В комнате было безупречно чисто. Он привел себя в порядок, надел другой костюм и залепил скулу кусочком пластыря.
— Итак, — проговорил он, — на чем мы остановились? Кажется, мы говорили об О'Рейли.
Я сразу поняла: несмотря на нормальный тон его голоса, он был так расстроен, что на него трудно было смотреть без содрогания.
— Нам не следует говорить сейчас об этом, Пол, — ровным голосом сказала я. — Сейчас не до О'Рейли и не до мисс Слейд. Одни мы имеем значение друг для друга, вы и я. Я понимаю, что вы должны возненавидеть меня за то, что я узнала: но этого не нужно делать. Теперь я все понимаю гораздо лучше. Я лишь сожалею, что не знала обо всем с самого начала, тогда я не стала бы терзать вас всеми этими дурацкими дискуссиями о том, нужно ли иметь детей.
— Вы никогда не вышли бы за меня замуж.
Он говорил так, как будто не сомневался в этом, и, хотя я тут же как можно убедительнее отвергла это утверждение, я видела — он не мог мне поверить. Я была в ужасе. Мне никогда раньше не приходилось думать о трудностях жизни эпилептиков, но теперь я понимала, что их страдания выходят далеко за пределы собственно припадков.

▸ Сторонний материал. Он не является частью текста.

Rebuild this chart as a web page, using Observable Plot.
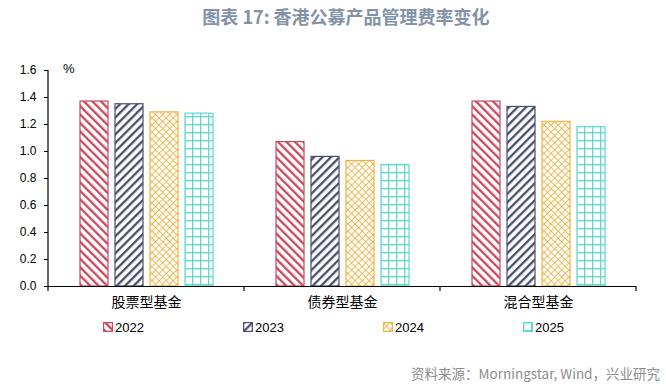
<!DOCTYPE html>
<html>
<head>
<meta charset="utf-8">
<script src="https://cdn.jsdelivr.net/npm/d3@7"></script>
<script src="https://cdn.jsdelivr.net/npm/@observablehq/plot@0.6"></script>
<style>
  html, body { margin: 0; padding: 0; background: #fff; }
  #wrap { position: relative; width: 666px; height: 386px; overflow: hidden; font-family: "Liberation Sans", Arial, sans-serif; }
  #title { position: absolute; left: 13px; top: 2px; width: 666px; text-align: center; font-family: "Noto Sans CJK SC", sans-serif; font-weight: bold; font-size: 18px; color: #8292a8; line-height: 28px; }
  #chart { position: absolute; left: 0; top: 36px; }
  #unit { position: absolute; left: 63px; top: 61px; font-size: 13px; color: #000; }
  #legend { position: absolute; left: 103px; top: 319px; display: flex; }
  .item { width: 140px; display: flex; align-items: center; font-size: 13px; color: #000; height: 16px; }
  .item svg { margin-right: 2px; }
  #source { position: absolute; right: 6px; top: 363px; font-family: "Noto Sans CJK SC", sans-serif; font-size: 13.5px; color: #8c8c8c; }
</style>
</head>
<body>
<svg width="0" height="0" style="position:absolute">
  <defs>
    <pattern id="p2022" patternUnits="userSpaceOnUse" width="6" height="6" patternTransform="rotate(-45)">
      <rect width="6" height="6" fill="#fff"/>
      <rect x="0" y="0" width="2.3" height="6" fill="#c8485c"/>
    </pattern>
    <pattern id="p2023" patternUnits="userSpaceOnUse" width="6" height="6" patternTransform="rotate(45)">
      <rect width="6" height="6" fill="#fff"/>
      <rect x="0" y="0" width="2.3" height="6" fill="#474f6e"/>
    </pattern>
    <pattern id="p2024" patternUnits="userSpaceOnUse" width="5" height="5" patternTransform="rotate(45)">
      <rect width="5" height="5" fill="#fff"/>
      <rect x="0" y="0" width="0.9" height="5" fill="#f0b444"/>
      <rect x="0" y="0" width="5" height="0.9" fill="#f0b444"/>
    </pattern>
    <pattern id="p2025" patternUnits="userSpaceOnUse" width="8" height="8">
      <rect width="8" height="8" fill="#fff"/>
      <rect x="0" y="0" width="1.3" height="8" fill="#5fd8d2"/>
      <rect x="0" y="0" width="8" height="1.3" fill="#5fd8d2"/>
    </pattern>
  </defs>
</svg>
<div id="wrap">
  <div id="title">图表 17: 香港公募产品管理费率变化</div>
  <div id="chart"></div>
  <div id="unit">%</div>
  <div id="legend"></div>
  <div id="source">资料来源：Morningstar, Wind，兴业研究</div>
</div>
<script>
const categories = ["股票型基金", "债券型基金", "混合型基金"];
const years = ["2022", "2023", "2024", "2025"];
const v2022 = [1.37, 1.07, 1.37];
const v2023 = [1.35, 0.96, 1.33];
const v2024 = [1.29, 0.93, 1.22];
const v2025 = [1.28, 0.90, 1.18];
const yTicks = [0, 0.2, 0.4, 0.6, 0.8, 1.0, 1.2, 1.4, 1.6];
const strokeColors = ["#c8485c", "#474f6e", "#f0b444", "#5fd8d2"];

const series = [v2022, v2023, v2024, v2025];
const data = categories.flatMap((c, i) => years.map((y, j) => ({category: c, year: y, value: series[j][i]})));

const barMarks = years.map((y, j) => Plot.barY(data.filter(d => d.year === y), {
  fx: "category", x: "year", y: "value",
  fill: `url(#p${y})`, stroke: strokeColors[j], strokeWidth: 1.2
}));

const plot = Plot.plot({
  width: 666, height: 280,
  marginLeft: 48, marginRight: 30, marginTop: 34, marginBottom: 30,
  style: {fontFamily: "'Liberation Sans', Arial, sans-serif", fontSize: "12px", color: "#000", background: "transparent"},
  fx: {domain: categories, padding: 0, label: null},
  x: {domain: years, paddingInner: 0.21, paddingOuter: 0.865, axis: null},
  y: {domain: [0, 1.6], label: null},
  marks: [
    ...barMarks,
    Plot.ruleY([0], {stroke: "#000", strokeWidth: 1.2}),
    Plot.axisY({ticks: yTicks, tickFormat: d => d.toFixed(1), tickSize: 4, tickPadding: 8, fontSize: 12, label: null, stroke: "#000"}),
    Plot.axisFx({anchor: "bottom", tickSize: 0, tickPadding: 11, fontSize: 14, fontFamily: "'Noto Sans CJK SC', sans-serif", label: null})
  ]
});

// axis line and category boundary ticks, positioned through Plot's own scales
try {
  const ys = plot.scale("y");
  const fxs = plot.scale("fx");
  const svg = d3.select(plot.tagName === "svg" ? plot : plot.querySelector("svg"));
  const y0 = ys.apply(0), y1 = ys.apply(1.6);
  const bw = fxs.bandwidth;
  const starts = categories.map(c => fxs.apply(c));
  const x0 = starts[0];
  svg.append("line").attr("x1", x0).attr("x2", x0).attr("y1", y1).attr("y2", y0)
    .attr("stroke", "#000").attr("stroke-width", 1.2);
  const bounds = [...starts, starts[starts.length - 1] + bw];
  bounds.forEach(b => {
    svg.append("line").attr("x1", b).attr("x2", b).attr("y1", y0).attr("y2", y0 + 5)
      .attr("stroke", "#000").attr("stroke-width", 1.2);
  });
} catch (e) { console.error(e); }

document.getElementById("chart").appendChild(plot);

const legend = document.getElementById("legend");
years.forEach((y, j) => {
  const item = document.createElement("div");
  item.className = "item";
  item.innerHTML = `<svg width="10" height="10"><rect x="0.6" y="0.6" width="8.8" height="8.8" fill="url(#p${y})" stroke="${strokeColors[j]}" stroke-width="1.2"/></svg><span>${y}</span>`;
  legend.appendChild(item);
});
</script>
</body>
</html>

В этот момент его беззаботный вид, стоивший ему, очевидно, очень дорого, у меня на глазах сменился мучительной гримасой.
— О Боже, — вздохнул он, опускаясь на кровать с выражением крайнего отчаяния. — Если бы сейчас меня мог видеть Джей!
— Так это и определяло все ваши отношения с Джеем, да?
— Он знал об этом, — отвечал Пол, сцепив пальцы рук до того, что побелели костяшки, и эти четыре простых слова выдали его невообразимый ужас и стыд. — Он получил власть надо мной, воспользовался этим и провел меня через ад. И я не мог найти себе покоя иначе, как добившись такого же финансового могущества, какого достиг он… и даже превзойдя его…
Он замолчал.
— Значит, все, что говорили Стюарт и Грэг, правда?
— Да. Все правда. И теперь ко мне снова возвращаются эти невыразимые кошмары. Это уже второй припадок за месяц, Сильвия.
— И как часто повторяются эти циклы?
— Я чувствовал себя отлично больше тридцати лет. Потом, после смерти Викки, это повторилось. Случился всего один припадок, но после этого меня не оставлял страх… Еще один приступ случился после смерти Джея, однако в Европе… В Европе, и некоторое время по возвращении, я чувствовал себя хорошо. Но сегодняшний припадок уже третий за год. Два других мне удалось перенести без свидетелей.
— Признаки появляются задолго до начала?
— Первое ощущение непосредственно перед припадком появляется секунд за шесть. Однако задолго до ауры[13] я уже обычно чувствую приближение опасности и делаю все, чтобы предотвратить приступ. Совсем недалеко до припадка было, по меньшей мере, раз двенадцать после смерти Джея, но в большинстве случаев обходилось без него… иногда мне просто кажется, что он приближается, потому что я всегда этого боюсь. Об этом трудно говорить. — Он нервно потер пальцами глаза, словно стирая память. — Это невозможно вообразить. Постоянно думаешь о том, что это может случиться снова в любую минуту, о том, где при этом окажешься, кто тебя увидит, узнает, кто что скажет или надсмеется, кто ухмыльнется за твоей спиной и объявит тебя душевнобольным. Но моя разновидность болезни не имеет ничего общего с психической ненормальностью…
— Да, конечно, я понимаю.
— И что делает все это еще более невыносимым, так это именно живой, быстрый и ясный ум, не способный, однако, ни остановить, ни предотвратить, ни контролировать этот ужасный процесс.